Analytical Estimate of Atmospheric Newtonian Noise Generated by Acoustic and Turbulent Phenomena in Laser-Interferometric Gravitational Waves Detectors

We present a theoretical estimate of the atmospheric Newtonian noise due to fluctuations of atmospheric mass densities generated by acoustic and turbulent phenomena and we determine the relevance of such noise in the laser-interferometric detection of gravitational waves. First, we consider the gravitational coupling of interferometer test-masses to fluctuations of atmospheric density due to the propagation of sound waves in a semispace occupied by an ideal fluid delimited by an infinitely rigid plane. We present an analytical expression of the spectrum of acceleration fluctuations of the test-masses of the interferometer in terms of the experimentally obtainable spectrum of pressure fluctuations. Second, we consider the gravitational coupling of interferometer test-masses to fluctuations of atmospheric density due to the propagation of sound waves generated in a turbulent Lighthill process.
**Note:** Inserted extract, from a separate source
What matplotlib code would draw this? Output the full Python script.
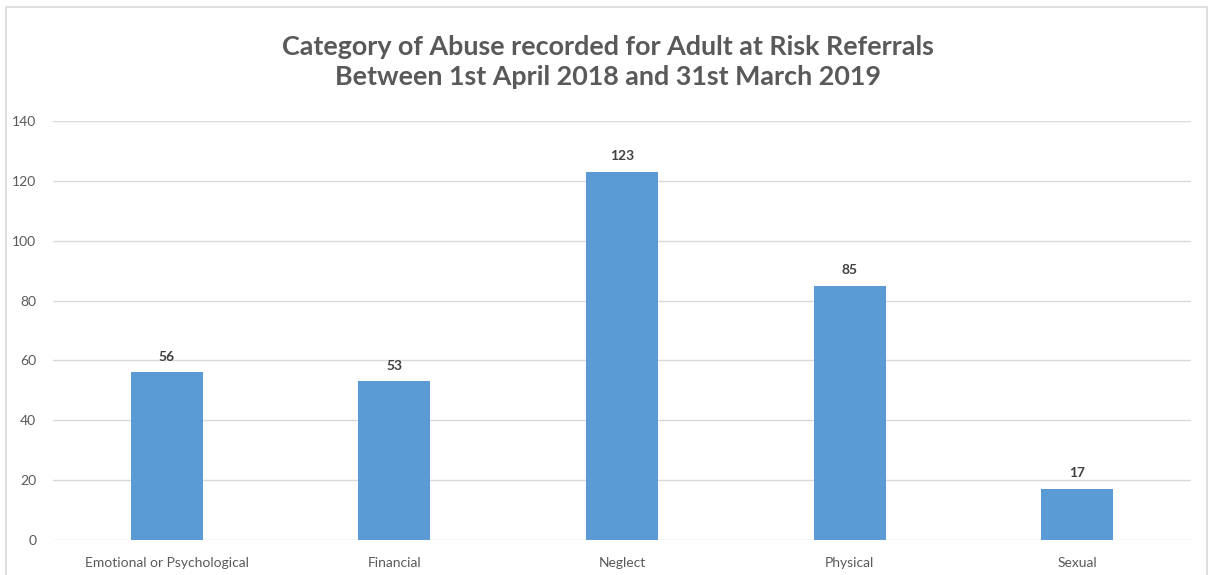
import matplotlib
matplotlib.use("Agg")
import matplotlib.pyplot as plt
from matplotlib.patches import Rectangle

categories = ["Emotional or Psychological", "Financial", "Neglect", "Physical", "Sexual"]
values = [56, 53, 123, 85, 17]
yticks = [0, 20, 40, 60, 80, 100, 120, 140]
title = "Category of Abuse recorded for Adult at Risk Referrals\nBetween 1st April 2018 and 31st March 2019"

plt.rcParams['font.family'] = ['Lato', 'DejaVu Sans']

fig = plt.figure(figsize=(12.12, 5.75), dpi=100)
ax = fig.add_axes([53/1212, 1-540/575, (1191-53)/1212, (540-121)/575])

x = list(range(len(categories)))
ax.bar(x, values, width=0.316, color="#5B9BD5", zorder=3)
for xi, v in zip(x, values):
    ax.annotate(str(v), (xi, v), xytext=(0, 7), textcoords="offset points",
                ha="center", va="bottom", fontsize=10, fontweight="bold", color="#404040")

ax.set_xlim(-0.5, len(categories) - 0.5)
ax.set_ylim(0, 140)
ax.set_yticks(yticks)
ax.set_xticks(x)
ax.set_xticklabels(categories)
ax.tick_params(axis="both", length=0, labelsize=10, labelcolor="#595959")
ax.tick_params(axis="y", pad=12)
ax.tick_params(axis="x", pad=12)
ax.grid(axis="y", color="#D9D9D9", linewidth=1, zorder=0)
for s in ax.spines.values():
    s.set_visible(False)

fig.text(608/1212, 1-62/575, title, ha="center", va="center", fontsize=19.4,
         fontweight="bold", color="#595959", linespacing=1.3)

fig.patches.append(Rectangle((6/1212, -0.05), (1207-6)/1212, 1.05-7/575,
                             transform=fig.transFigure, fill=False,
                             edgecolor="#D9D9D9", linewidth=1.2))

fig.savefig("out.png", dpi=100)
We present an analytical expression - in the Fourier space - of the spectrum of acceleration fluctuations of the test-masses of the interferometer. Finally, we discuss the relevance of these noise sources in the detection of gravitational waves by comparing the estimated spectral densities of Newtonian atmospheric noises considered here to the expected sensitivity curve of the VIRGO detector.